Although Blanchett does an amazing job embodying some of the novel’s anarchic undercurrents, the dark humor of Maria Semple’s novel has been considerably lightened in Linklater’s adaptation. For example, the aforementioned mud-slide interrupting an important PTA event, is described by Semple as a dangerous melee of the domestic and the primordial. “In it sloshed, through the broken windows. Thick mud, watery mud, rocky mud, mud with beveled-glass shards, mud with window muntins, mud with grass, mud with barbecue utensils, mud with a mosaic birdbath.”

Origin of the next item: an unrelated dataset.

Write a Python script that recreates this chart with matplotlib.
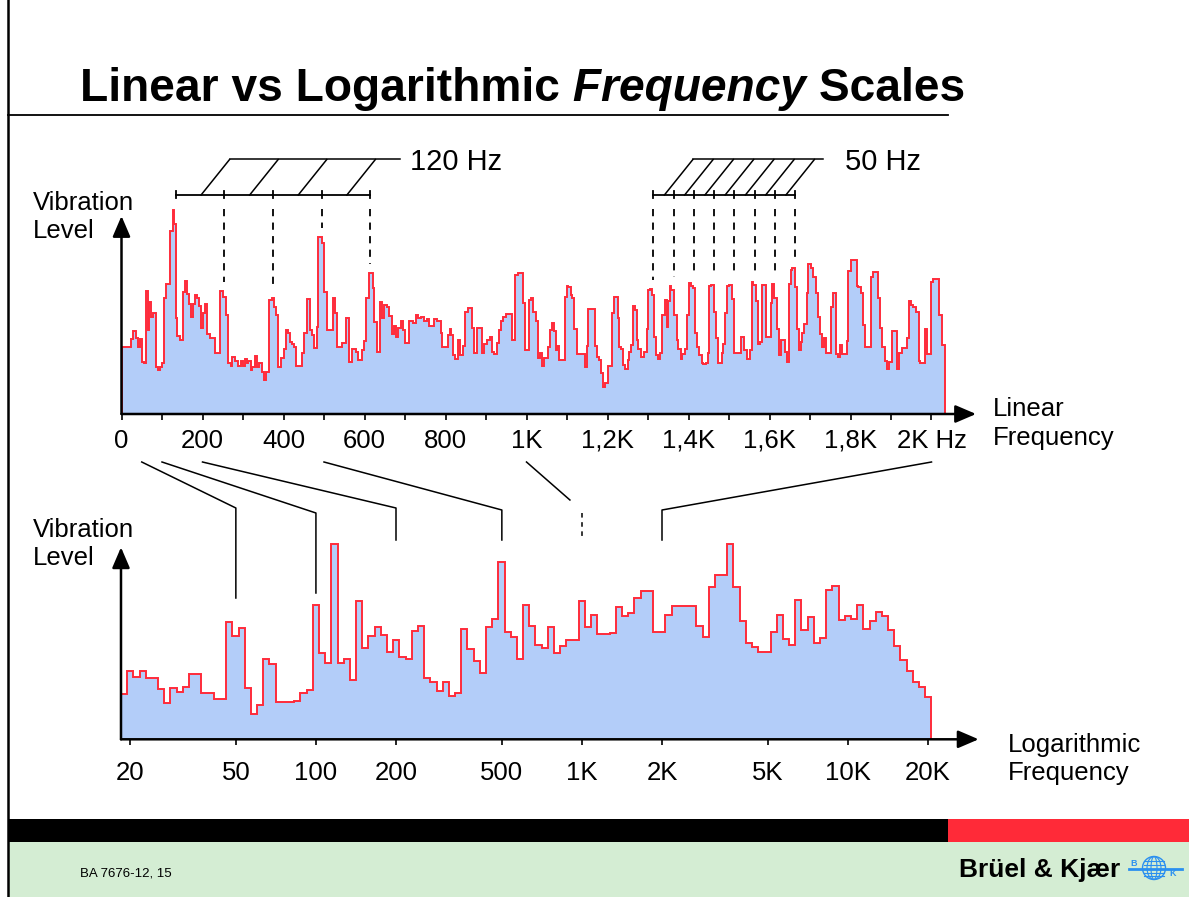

Linklater has set aside some of the sharpness of these shards, downplaying or eradicating disturbing details like suicidal ideation; the ongoing fact of Bee’s possibly life-threatening heart condition (in the novel she’s repeatedly referred to as having blue skin throughout her childhood due to her heart condition); Elgin’s infidelity with his admin (a double betrayal because she’s one of the judgey school mothers aligned against Bernadette).

Bernadette (Cate Blanchett), mother to Bee, has never gotten over her artistic break. Wilson Webb / Annapurna

Still, the stakes are high. Things get destroyed suddenly, and in repeating patterns that make them no less devastating, like the numerous miscarriages Bernadette suffered before she finally brought (and just barely kept) Bee into the world.

It has taken Linklater time to form an opinion on the parenting industrial complex. Though Linklater made his debut as a wiseass with an off-center perspective — anyone who remembers his breakthrough films from the ‘90s, Slacker and his classic stoner comedy, Dazed and Confused is well aware of that — in recent years he’s become more interested in family and the enduring if sometimes strained ties between parent and child. In some ways, his focus on a middle-aged mother in crisis is a continuation of his memorable work with Patricia Arquette in his 2014 film Boyhood.

This film spanned 12 years in the life of a family, with much of the drama residing in the fact that we actually watched all the actors age in real time, since the film was filmed as various junctures throughout an entire decade. When we saw Patricia Arquette weeping when he son walked out the door for college, many viewers were left curious about the continued journey of a woman who had put herself through graduate school and eventually made a career as a psychology professor. (The contours of the character’s journey was evidently worked up between Arquette and Linklater as a sort of amalgamation of their own accomplished mothers.)

Where does a person, in many cases a woman, go when she submerges her identity with that of her family?

Where’d You Go, Bernadette? is actually a sort of philosophical conundrum this time around: where does a person, in many cases a woman, go when she submerges her identity with that of her family, when she “lets herself go”? While the novel makes merry on the insights of Bernadette as a sharp observer of 21st century modes of affluent parenting, Linklater is deeply, almost naively, invested in the idea of art as transcendence. The disruption of Bernadette’s artist destiny (unfortunately at least in part due to the arrival and life of Bee) is a plot driver. As Bernadette’s former colleague observes at their reunion lunch, she’s the type of person who is either being creative or is a menace to society.

It takes her a while to get to the place we know she’s meant to go. Although it sounds like something of a cliche, this panoramic view of Blanchett rowing out alone, navigating her way between sublime, imperilled icebergs in Antarctica, can’t help but stir us, or at least me. And Blanchett transforms herself physically, coming to life, almost, as she finds her task as the mother at the stripped-down ends of the earth (the heaviness of the state of the planet very much in air).

By all accounts, Linklater’s own outlook has changed significantly since the birth of his children. It’s refreshing to read such a thing about a man distinguished in his field. For the most part we are only used to regarding mothering, not fathering, as an avocation. Even more rarely, he puts his money where his mouth is, making movies about families and with a distinct focus on mothers, even aging mothers, as a locus of interest. Linklater dedicates the film, at the end, to his mother Diane, “his Bernadette.” You can tell he really means it.